---------- MATERIAL PROVIDED

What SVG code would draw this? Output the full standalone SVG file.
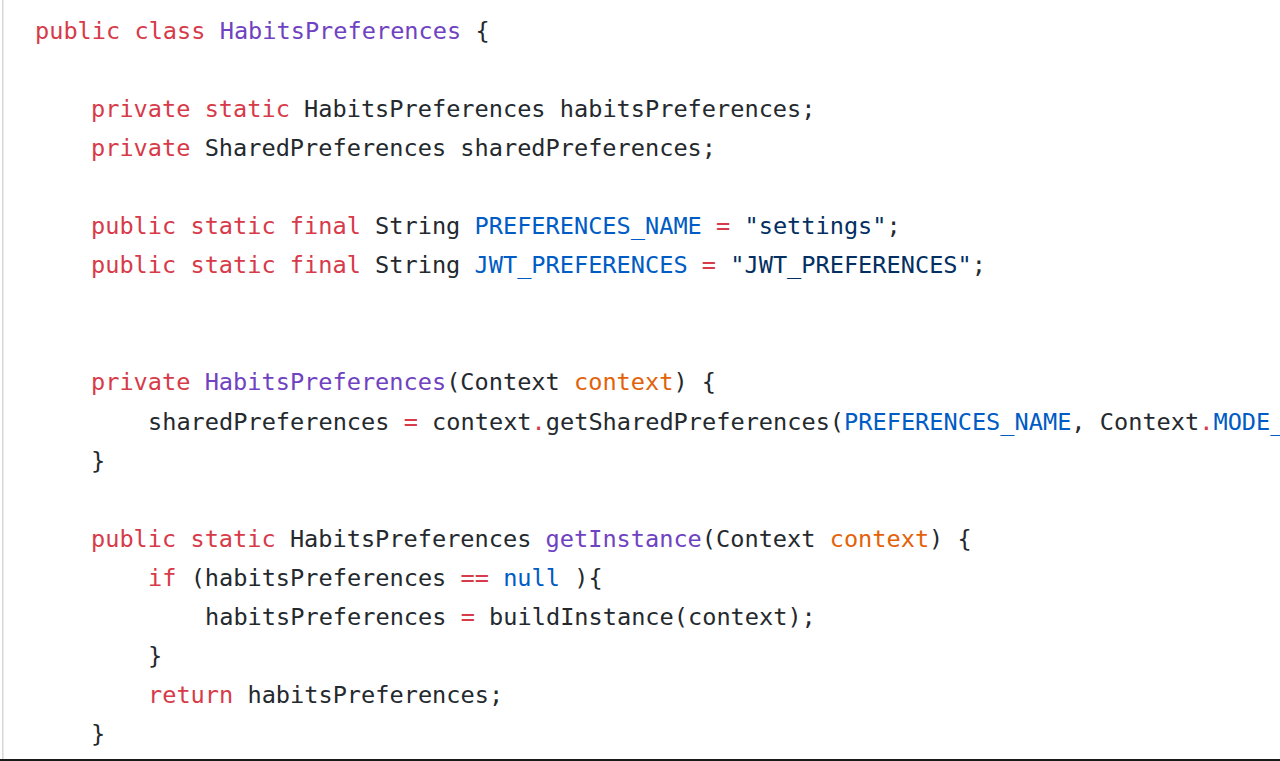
<svg xmlns="http://www.w3.org/2000/svg" width="1280" height="761" viewBox="0 0 1280 761">
<style>
text{font-family:"DejaVu Sans Mono","Liberation Mono",monospace;font-size:23.6px;fill:#24292e;white-space:pre}
.k{fill:#d73a49}.t{fill:#6f42c1}.c{fill:#005cc5}.p{fill:#e36209}.s{fill:#032f62}
</style>
<rect x="0" y="0" width="1280" height="761" fill="#ffffff"/>
<rect x="2" y="0" width="1.5" height="759" fill="#d8d8d8"/>
<rect x="0" y="759" width="1280" height="2" fill="#1a1a1a"/>
<g id="code" xml:space="preserve">
<text x="35" y="39"><tspan class="k">public class</tspan> <tspan class="t">HabitsPreferences</tspan> {</text>
<text x="91" y="117.1"><tspan class="k">private static</tspan> HabitsPreferences habitsPreferences;</text>
<text x="91" y="156.15"><tspan class="k">private</tspan> SharedPreferences sharedPreferences;</text>
<text x="91" y="234.25"><tspan class="k">public static final</tspan> String <tspan class="c">PREFERENCES_NAME</tspan> <tspan class="k">=</tspan> <tspan class="s">"settings"</tspan>;</text>
<text x="91" y="273.3"><tspan class="k">public static final</tspan> String <tspan class="c">JWT_PREFERENCES</tspan> <tspan class="k">=</tspan> <tspan class="s">"JWT_PREFERENCES"</tspan>;</text>
<text x="91" y="390.45"><tspan class="k">private</tspan> <tspan class="t">HabitsPreferences</tspan>(Context <tspan class="p">context</tspan>) {</text>
<text x="148" y="429.5">sharedPreferences <tspan class="k">=</tspan> context<tspan class="k">.</tspan>getSharedPreferences(<tspan class="c">PREFERENCES_NAME</tspan>, Context<tspan class="k">.</tspan><tspan class="c">MODE_</tspan></text>
<text x="91" y="468.55">}</text>
<text x="91" y="546.65"><tspan class="k">public static</tspan> HabitsPreferences <tspan class="t">getInstance</tspan>(Context <tspan class="p">context</tspan>) {</text>
<text x="148" y="585.7"><tspan class="k">if</tspan> (habitsPreferences <tspan class="k">==</tspan> <tspan class="c">null</tspan> ){</text>
<text x="205" y="624.75">habitsPreferences <tspan class="k">=</tspan> buildInstance(context);</text>
<text x="148" y="663.8">}</text>
<text x="148" y="702.85"><tspan class="k">return</tspan> habitsPreferences;</text>
<text x="91" y="741.9">}</text>
</g>
</svg>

--------------------

* [GOAL OF THE EXERCISE] Except for the pictures, copy the material above exactly.

* [EXERCISE ANSWER]
What SVG code would draw this? Output the full standalone SVG file.
<svg xmlns="http://www.w3.org/2000/svg" width="1280" height="761" viewBox="0 0 1280 761">
<style>
text{font-family:"DejaVu Sans Mono","Liberation Mono",monospace;font-size:23.6px;fill:#24292e;white-space:pre}
.k{fill:#d73a49}.t{fill:#6f42c1}.c{fill:#005cc5}.p{fill:#e36209}.s{fill:#032f62}
</style>
<rect x="0" y="0" width="1280" height="761" fill="#ffffff"/>
<rect x="2" y="0" width="1.5" height="759" fill="#d8d8d8"/>
<rect x="0" y="759" width="1280" height="2" fill="#1a1a1a"/>
<g id="code" xml:space="preserve">
<text x="35" y="39"><tspan class="k">public class</tspan> <tspan class="t">HabitsPreferences</tspan> {</text>
<text x="91" y="117.1"><tspan class="k">private static</tspan> HabitsPreferences habitsPreferences;</text>
<text x="91" y="156.15"><tspan class="k">private</tspan> SharedPreferences sharedPreferences;</text>
<text x="91" y="234.25"><tspan class="k">public static final</tspan> String <tspan class="c">PREFERENCES_NAME</tspan> <tspan class="k">=</tspan> <tspan class="s">"settings"</tspan>;</text>
<text x="91" y="273.3"><tspan class="k">public static final</tspan> String <tspan class="c">JWT_PREFERENCES</tspan> <tspan class="k">=</tspan> <tspan class="s">"JWT_PREFERENCES"</tspan>;</text>
<text x="91" y="390.45"><tspan class="k">private</tspan> <tspan class="t">HabitsPreferences</tspan>(Context <tspan class="p">context</tspan>) {</text>
<text x="148" y="429.5">sharedPreferences <tspan class="k">=</tspan> context<tspan class="k">.</tspan>getSharedPreferences(<tspan class="c">PREFERENCES_NAME</tspan>, Context<tspan class="k">.</tspan><tspan class="c">MODE_</tspan></text>
<text x="91" y="468.55">}</text>
<text x="91" y="546.65"><tspan class="k">public static</tspan> HabitsPreferences <tspan class="t">getInstance</tspan>(Context <tspan class="p">context</tspan>) {</text>
<text x="148" y="585.7"><tspan class="k">if</tspan> (habitsPreferences <tspan class="k">==</tspan> <tspan class="c">null</tspan> ){</text>
<text x="205" y="624.75">habitsPreferences <tspan class="k">=</tspan> buildInstance(context);</text>
<text x="148" y="663.8">}</text>
<text x="148" y="702.85"><tspan class="k">return</tspan> habitsPreferences;</text>
<text x="91" y="741.9">}</text>
</g>
</svg>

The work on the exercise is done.